Analysis: Eligibility for the exemption certificate under section 88B depended on the land being property of a public religious or charitable trust, the trust being registered or deemed to be registered under the Bombay Public Trusts Act, 1950, and the entire income of the land being appropriated to the trust. The only disputed requirement was deemed registration. Section 28 of the Bombay Public Trusts Act, 1950, as amended, was construed in light of the statutory scheme and the notification extending the Act to trusts in areas to which it did not already apply. The expression was held to cover trusts that had come within Maharashtra after reorganisation and were amenable to the Bombay Act, not trusts that continued to be situated and administered in Madhya Pradesh.
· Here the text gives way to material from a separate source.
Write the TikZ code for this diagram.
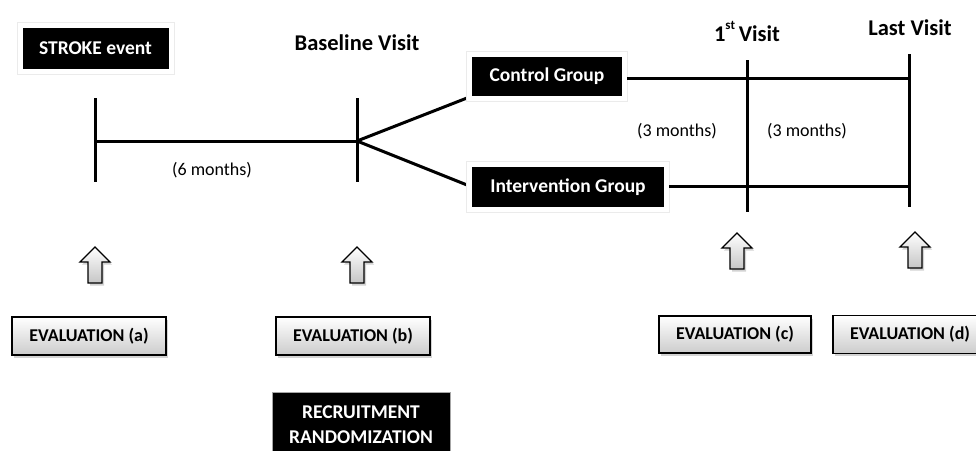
\documentclass[tikz,border=0pt]{standalone}
\usepackage{fontspec}
\setmainfont{Carlito}
\usetikzlibrary{shadows,calc}
\tikzset{
  x=1pt, y=-1pt,
  blackbox/.style={fill=black, draw=white, line width=5pt, text=white,
    font=\bfseries\fontsize{19.5}{23}\selectfont, inner sep=0pt,
    preaction={draw=gray!16, line width=7pt, rounded corners=1.5pt},
    drop shadow={shadow xshift=1.5pt, shadow yshift=-2pt, opacity=0.3, fill=gray}},
  evalbox/.style={draw=black, line width=1.3pt, top color=white, bottom color=gray!40,
    font=\bfseries\fontsize{18}{21}\selectfont, inner sep=0pt,
    minimum width=154pt, minimum height=38pt,
    drop shadow={shadow xshift=2pt, shadow yshift=-2.5pt, opacity=0.35, fill=gray}},
  recbox/.style={fill=black, draw=gray!70, line width=1pt, text=white, align=center,
    font=\bfseries\fontsize{19.5}{25}\selectfont, inner sep=0pt,
    minimum width=178pt, minimum height=64pt},
  title/.style={font=\bfseries\fontsize{22.5}{26}\selectfont, inner sep=0pt},
  months/.style={font=\fontsize{18}{21}\selectfont, inner sep=0pt},
  tline/.style={line width=3pt},
  uparrow/.pic={
    \path[draw=black, line width=1.3pt, line join=miter, top color=white, bottom color=gray!45,
      drop shadow={shadow xshift=2pt, shadow yshift=-2.5pt, opacity=0.35, fill=gray}]
      (0,-18) -- (15,-3) -- (7,-3) -- (7,18) -- (-7,18) -- (-7,-3) -- (-15,-3) -- cycle;
  }
}
\begin{document}
\begin{tikzpicture}
\useasboundingbox (0,0) rectangle (976,450);

% tick coordinates
\coordinate (aT) at (95,98);   \coordinate (aB) at (95,182);
\coordinate (bT) at (357,98);  \coordinate (bB) at (357,182);
\coordinate (aM) at (95,141);  \coordinate (bM) at (357,141);
\coordinate (cT) at (747,60);  \coordinate (cB) at (747,212);
\coordinate (dT) at (909,54);  \coordinate (dB) at (909,207);

% timeline lines
\draw[tline] (aT) -- (aB);
\draw[tline] (bT) -- (bB);
\draw[tline] (aM) -- (bM);
\draw[tline] (cT) -- (cB);
\draw[tline] (dT) -- (dB);

% nodes
\node[blackbox, minimum width=151pt, minimum height=46pt] (stroke) at (95.5,48.5) {STROKE event};
\draw[tline] (bM) -- (467,98) coordinate (ctrlend);
\draw[tline] (bM) -- (467,185) coordinate (intend);
\node[blackbox, minimum width=155pt, minimum height=44pt] (ctrl) at (547,76.5) {Control Group};
\node[blackbox, minimum width=197pt, minimum height=45pt] (int) at (568,187) {Intervention Group};

\draw[tline] (ctrl.east |- 0,78) -- (dT |- 0,78);
\draw[tline] (int.east |- 0,186) -- (dT |- 0,186);

\node[title] (base) at (357,43) {Baseline Visit};
\node[title] (first) at (747,31) {1\raisebox{1.1ex}{\fontsize{13}{13}\selectfont st}\,Visit};
\node[title] (last) at (910,28) {Last Visit};

\node[months] (m6) at (212,170) {(6 months)};
\node[months] (m3a) at (677,131) {(3 months)};
\node[months] (m3b) at (807,131) {(3 months)};

% up arrows
\pic at (95,265) {uparrow};
\pic at (357,265) {uparrow};
\pic at (737,251) {uparrow};
\pic at (915,250) {uparrow};

% evaluation boxes
\node[evalbox] (ea) at (89,336) {EVALUATION (a)};
\node[evalbox] (eb) at (353,336) {EVALUATION (b)};
\node[evalbox, minimum width=152pt, minimum height=37pt] (ec) at (735,334.5) {EVALUATION (c)};
\node[evalbox] (ed) at (910,334.5) {EVALUATION (d)};

\node[recbox] (rec) at (361,424.5) {RECRUITMENT\\RANDOMIZATION};
\end{tikzpicture}
\end{document}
A contrary interpretation would produce an anomalous overlap of control under both enactments.
Conclusion: The trust was not deemed to be registered under the Bombay Public Trusts Act, 1950 and therefore did not satisfy the second condition for exemption under section 88B.
Final Conclusion: The claim to exemption failed because the trust remained outside the territorial scope of the Bombay Public Trusts Act, 1950 for deemed registration purposes.
Ratio Decidendi: A trust can be treated as deemed registered under section 28 of the Bombay Public Trusts Act, 1950 only if it falls within the territorial and functional application of that Act; a trust situated and administered outside the State cannot invoke deemed registration merely because it owns some property within the State.